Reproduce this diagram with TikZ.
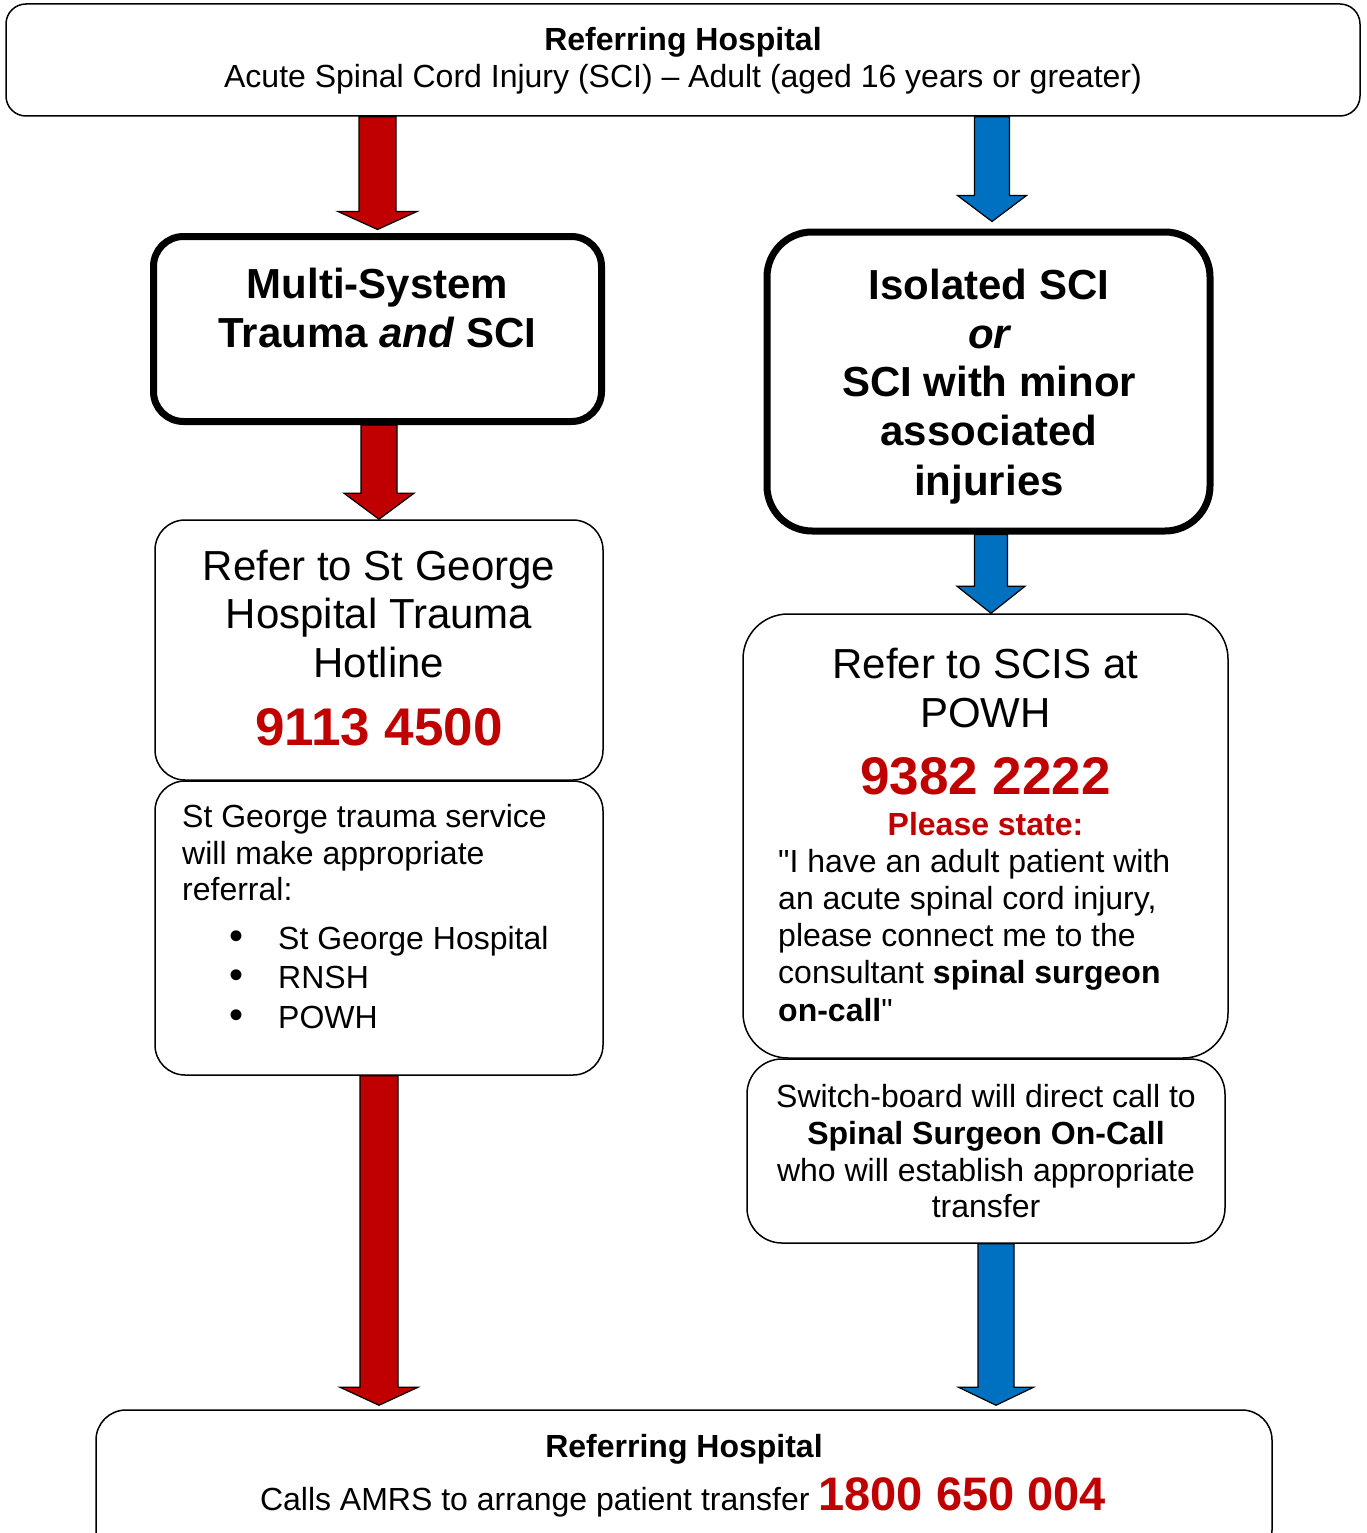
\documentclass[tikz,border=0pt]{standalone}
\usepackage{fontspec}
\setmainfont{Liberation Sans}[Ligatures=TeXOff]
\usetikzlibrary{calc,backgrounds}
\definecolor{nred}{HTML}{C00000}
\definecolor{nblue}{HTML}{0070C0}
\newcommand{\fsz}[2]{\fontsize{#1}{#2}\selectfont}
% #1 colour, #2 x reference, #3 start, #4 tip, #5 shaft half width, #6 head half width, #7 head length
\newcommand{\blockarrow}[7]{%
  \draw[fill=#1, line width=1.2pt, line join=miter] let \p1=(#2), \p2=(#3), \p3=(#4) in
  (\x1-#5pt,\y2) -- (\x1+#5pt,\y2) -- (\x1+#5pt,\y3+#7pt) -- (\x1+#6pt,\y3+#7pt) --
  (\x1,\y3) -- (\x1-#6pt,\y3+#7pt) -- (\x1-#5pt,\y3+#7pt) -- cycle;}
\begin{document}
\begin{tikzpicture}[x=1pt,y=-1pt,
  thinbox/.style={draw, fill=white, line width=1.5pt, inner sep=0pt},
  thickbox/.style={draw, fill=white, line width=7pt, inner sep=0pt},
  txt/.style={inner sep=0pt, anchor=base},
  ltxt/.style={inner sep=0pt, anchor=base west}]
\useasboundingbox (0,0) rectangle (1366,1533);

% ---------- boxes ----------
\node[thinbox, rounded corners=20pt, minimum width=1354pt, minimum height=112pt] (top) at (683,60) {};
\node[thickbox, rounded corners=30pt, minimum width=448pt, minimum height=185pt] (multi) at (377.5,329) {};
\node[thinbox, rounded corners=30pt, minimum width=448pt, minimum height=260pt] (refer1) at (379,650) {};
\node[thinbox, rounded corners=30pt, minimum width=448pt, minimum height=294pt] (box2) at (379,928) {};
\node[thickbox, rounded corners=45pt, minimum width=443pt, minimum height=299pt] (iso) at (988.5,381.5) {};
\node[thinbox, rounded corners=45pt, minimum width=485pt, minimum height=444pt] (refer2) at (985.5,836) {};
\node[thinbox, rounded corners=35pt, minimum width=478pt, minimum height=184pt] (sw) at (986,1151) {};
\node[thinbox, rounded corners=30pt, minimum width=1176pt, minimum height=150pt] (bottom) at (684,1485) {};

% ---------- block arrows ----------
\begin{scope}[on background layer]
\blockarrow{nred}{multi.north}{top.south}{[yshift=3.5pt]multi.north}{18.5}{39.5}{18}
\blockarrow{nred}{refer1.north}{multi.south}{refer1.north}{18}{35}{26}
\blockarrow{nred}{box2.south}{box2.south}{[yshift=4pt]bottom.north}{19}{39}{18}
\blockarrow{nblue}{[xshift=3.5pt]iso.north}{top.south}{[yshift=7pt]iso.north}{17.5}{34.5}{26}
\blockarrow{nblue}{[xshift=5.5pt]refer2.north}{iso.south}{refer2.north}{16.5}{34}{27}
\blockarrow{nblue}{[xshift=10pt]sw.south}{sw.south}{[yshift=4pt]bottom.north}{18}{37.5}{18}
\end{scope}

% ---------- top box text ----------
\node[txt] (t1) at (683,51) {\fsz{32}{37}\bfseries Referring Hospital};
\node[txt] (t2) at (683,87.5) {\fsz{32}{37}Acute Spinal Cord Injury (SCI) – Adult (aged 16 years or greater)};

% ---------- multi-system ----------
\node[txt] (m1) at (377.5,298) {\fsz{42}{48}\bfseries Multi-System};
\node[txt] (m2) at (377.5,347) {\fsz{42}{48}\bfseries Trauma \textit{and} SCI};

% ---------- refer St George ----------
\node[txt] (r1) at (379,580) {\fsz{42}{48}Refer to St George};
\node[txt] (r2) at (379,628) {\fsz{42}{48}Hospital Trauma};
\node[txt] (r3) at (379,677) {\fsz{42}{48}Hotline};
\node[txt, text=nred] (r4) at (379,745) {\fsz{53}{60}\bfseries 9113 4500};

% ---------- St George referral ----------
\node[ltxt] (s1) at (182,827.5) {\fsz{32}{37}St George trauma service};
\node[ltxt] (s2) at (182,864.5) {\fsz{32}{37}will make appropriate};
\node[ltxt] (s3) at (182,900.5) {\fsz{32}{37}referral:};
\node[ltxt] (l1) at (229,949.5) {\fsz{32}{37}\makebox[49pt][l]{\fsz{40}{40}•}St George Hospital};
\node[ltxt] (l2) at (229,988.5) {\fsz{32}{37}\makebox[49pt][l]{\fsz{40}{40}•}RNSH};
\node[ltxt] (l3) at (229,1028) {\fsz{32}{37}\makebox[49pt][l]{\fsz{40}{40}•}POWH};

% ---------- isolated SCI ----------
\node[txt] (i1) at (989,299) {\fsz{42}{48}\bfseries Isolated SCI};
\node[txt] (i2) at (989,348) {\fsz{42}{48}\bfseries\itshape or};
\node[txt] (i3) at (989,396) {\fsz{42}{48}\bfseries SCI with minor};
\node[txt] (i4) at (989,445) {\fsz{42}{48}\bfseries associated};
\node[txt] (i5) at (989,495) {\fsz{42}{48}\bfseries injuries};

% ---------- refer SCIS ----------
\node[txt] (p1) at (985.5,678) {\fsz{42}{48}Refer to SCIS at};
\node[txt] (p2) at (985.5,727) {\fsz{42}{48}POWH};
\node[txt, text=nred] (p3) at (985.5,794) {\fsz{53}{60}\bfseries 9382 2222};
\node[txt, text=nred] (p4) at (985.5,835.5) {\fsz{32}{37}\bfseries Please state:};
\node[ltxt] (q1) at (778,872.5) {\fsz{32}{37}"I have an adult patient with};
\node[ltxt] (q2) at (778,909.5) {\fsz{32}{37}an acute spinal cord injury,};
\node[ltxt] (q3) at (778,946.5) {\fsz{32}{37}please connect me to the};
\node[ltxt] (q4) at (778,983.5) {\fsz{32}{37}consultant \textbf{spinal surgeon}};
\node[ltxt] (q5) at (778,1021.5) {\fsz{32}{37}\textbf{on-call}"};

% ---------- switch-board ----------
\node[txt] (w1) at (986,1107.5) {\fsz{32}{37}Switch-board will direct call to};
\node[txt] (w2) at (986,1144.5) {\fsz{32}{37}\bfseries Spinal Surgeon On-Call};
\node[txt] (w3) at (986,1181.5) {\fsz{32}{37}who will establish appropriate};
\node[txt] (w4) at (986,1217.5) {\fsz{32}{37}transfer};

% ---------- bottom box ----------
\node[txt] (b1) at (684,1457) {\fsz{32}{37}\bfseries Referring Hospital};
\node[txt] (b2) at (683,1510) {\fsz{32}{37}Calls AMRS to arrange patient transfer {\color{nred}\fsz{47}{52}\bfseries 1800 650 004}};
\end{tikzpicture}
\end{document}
*-*-*
• _DIRECTION_
Your task is to return the lines above, from the first one up to and including the line containing "(0,0) rectangle (1366,1533);", minus any pictures.

• _ANSWER TO THIS TASK_
Reproduce this diagram with TikZ.
\documentclass[tikz,border=0pt]{standalone}
\usepackage{fontspec}
\setmainfont{Liberation Sans}[Ligatures=TeXOff]
\usetikzlibrary{calc,backgrounds}
\definecolor{nred}{HTML}{C00000}
\definecolor{nblue}{HTML}{0070C0}
\newcommand{\fsz}[2]{\fontsize{#1}{#2}\selectfont}
% #1 colour, #2 x reference, #3 start, #4 tip, #5 shaft half width, #6 head half width, #7 head length
\newcommand{\blockarrow}[7]{%
  \draw[fill=#1, line width=1.2pt, line join=miter] let \p1=(#2), \p2=(#3), \p3=(#4) in
  (\x1-#5pt,\y2) -- (\x1+#5pt,\y2) -- (\x1+#5pt,\y3+#7pt) -- (\x1+#6pt,\y3+#7pt) --
  (\x1,\y3) -- (\x1-#6pt,\y3+#7pt) -- (\x1-#5pt,\y3+#7pt) -- cycle;}
\begin{document}
\begin{tikzpicture}[x=1pt,y=-1pt,
  thinbox/.style={draw, fill=white, line width=1.5pt, inner sep=0pt},
  thickbox/.style={draw, fill=white, line width=7pt, inner sep=0pt},
  txt/.style={inner sep=0pt, anchor=base},
  ltxt/.style={inner sep=0pt, anchor=base west}]
\useasboundingbox (0,0) rectangle (1366,1533);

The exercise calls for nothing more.